***** Supplied data

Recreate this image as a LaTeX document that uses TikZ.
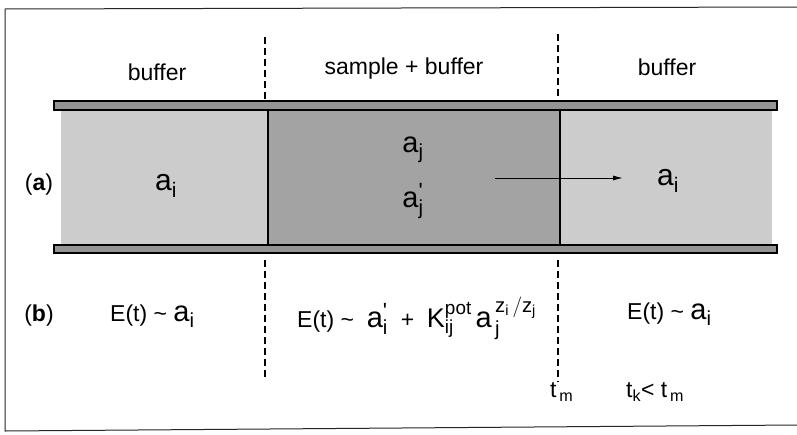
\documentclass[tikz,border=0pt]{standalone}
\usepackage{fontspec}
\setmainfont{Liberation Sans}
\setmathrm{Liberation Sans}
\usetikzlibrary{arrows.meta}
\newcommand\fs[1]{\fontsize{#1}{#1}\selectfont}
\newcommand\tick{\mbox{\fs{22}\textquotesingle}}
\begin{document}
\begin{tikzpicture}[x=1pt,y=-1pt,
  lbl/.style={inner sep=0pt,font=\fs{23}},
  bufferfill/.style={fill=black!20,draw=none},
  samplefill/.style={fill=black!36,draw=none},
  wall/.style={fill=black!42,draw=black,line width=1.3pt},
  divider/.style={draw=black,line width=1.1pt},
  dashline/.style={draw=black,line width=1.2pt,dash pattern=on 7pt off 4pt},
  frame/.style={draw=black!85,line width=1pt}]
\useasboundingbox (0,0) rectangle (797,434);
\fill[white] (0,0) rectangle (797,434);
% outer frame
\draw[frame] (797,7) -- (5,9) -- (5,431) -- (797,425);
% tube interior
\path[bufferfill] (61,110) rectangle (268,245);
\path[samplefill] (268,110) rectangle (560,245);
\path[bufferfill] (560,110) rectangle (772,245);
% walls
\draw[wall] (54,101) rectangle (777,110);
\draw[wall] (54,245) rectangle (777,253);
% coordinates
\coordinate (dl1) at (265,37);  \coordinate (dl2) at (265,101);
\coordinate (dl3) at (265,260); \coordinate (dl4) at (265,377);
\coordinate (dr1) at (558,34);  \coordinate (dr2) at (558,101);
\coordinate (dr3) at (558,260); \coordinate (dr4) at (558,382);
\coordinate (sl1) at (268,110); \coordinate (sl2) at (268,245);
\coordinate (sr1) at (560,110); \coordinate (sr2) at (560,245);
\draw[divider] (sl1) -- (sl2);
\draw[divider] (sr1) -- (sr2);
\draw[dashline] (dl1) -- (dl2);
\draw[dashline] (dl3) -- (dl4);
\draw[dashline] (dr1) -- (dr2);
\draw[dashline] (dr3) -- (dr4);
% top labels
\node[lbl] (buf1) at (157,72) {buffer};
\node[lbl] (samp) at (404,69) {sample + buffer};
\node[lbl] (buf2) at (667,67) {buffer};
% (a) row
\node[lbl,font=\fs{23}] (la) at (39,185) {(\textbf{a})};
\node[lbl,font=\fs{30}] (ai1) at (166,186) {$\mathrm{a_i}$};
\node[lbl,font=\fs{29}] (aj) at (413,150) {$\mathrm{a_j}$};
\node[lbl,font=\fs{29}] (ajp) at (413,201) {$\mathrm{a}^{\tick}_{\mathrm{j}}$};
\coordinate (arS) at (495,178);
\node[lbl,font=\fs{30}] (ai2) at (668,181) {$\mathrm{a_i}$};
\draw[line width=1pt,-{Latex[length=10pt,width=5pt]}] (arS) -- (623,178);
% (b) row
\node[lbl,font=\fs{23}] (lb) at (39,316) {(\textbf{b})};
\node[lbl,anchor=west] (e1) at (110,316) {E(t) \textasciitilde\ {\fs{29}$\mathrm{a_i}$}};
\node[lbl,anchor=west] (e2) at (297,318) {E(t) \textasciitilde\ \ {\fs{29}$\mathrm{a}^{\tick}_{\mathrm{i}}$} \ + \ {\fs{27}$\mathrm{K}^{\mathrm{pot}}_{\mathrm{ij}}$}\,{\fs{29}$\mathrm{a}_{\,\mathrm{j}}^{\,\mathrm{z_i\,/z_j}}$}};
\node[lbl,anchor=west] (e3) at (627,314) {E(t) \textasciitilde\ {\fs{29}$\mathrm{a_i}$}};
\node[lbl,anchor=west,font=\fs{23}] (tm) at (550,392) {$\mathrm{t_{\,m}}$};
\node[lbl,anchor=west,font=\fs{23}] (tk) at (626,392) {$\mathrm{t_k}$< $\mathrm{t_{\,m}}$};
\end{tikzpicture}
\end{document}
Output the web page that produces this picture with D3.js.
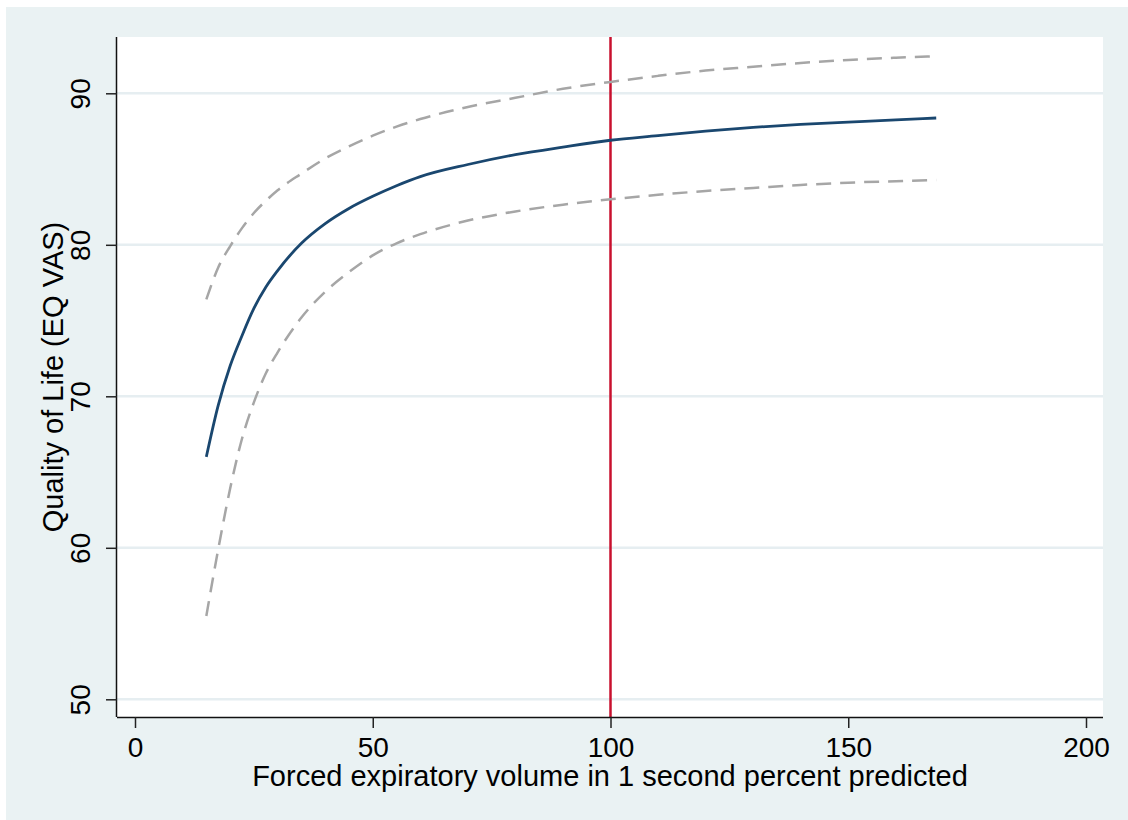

**********

# Task objective
Your task is to list each line of the records with the word "that".

# Response to this task
Recreate this image as a LaTeX document that uses TikZ.
Output the web page that produces this picture with D3.js.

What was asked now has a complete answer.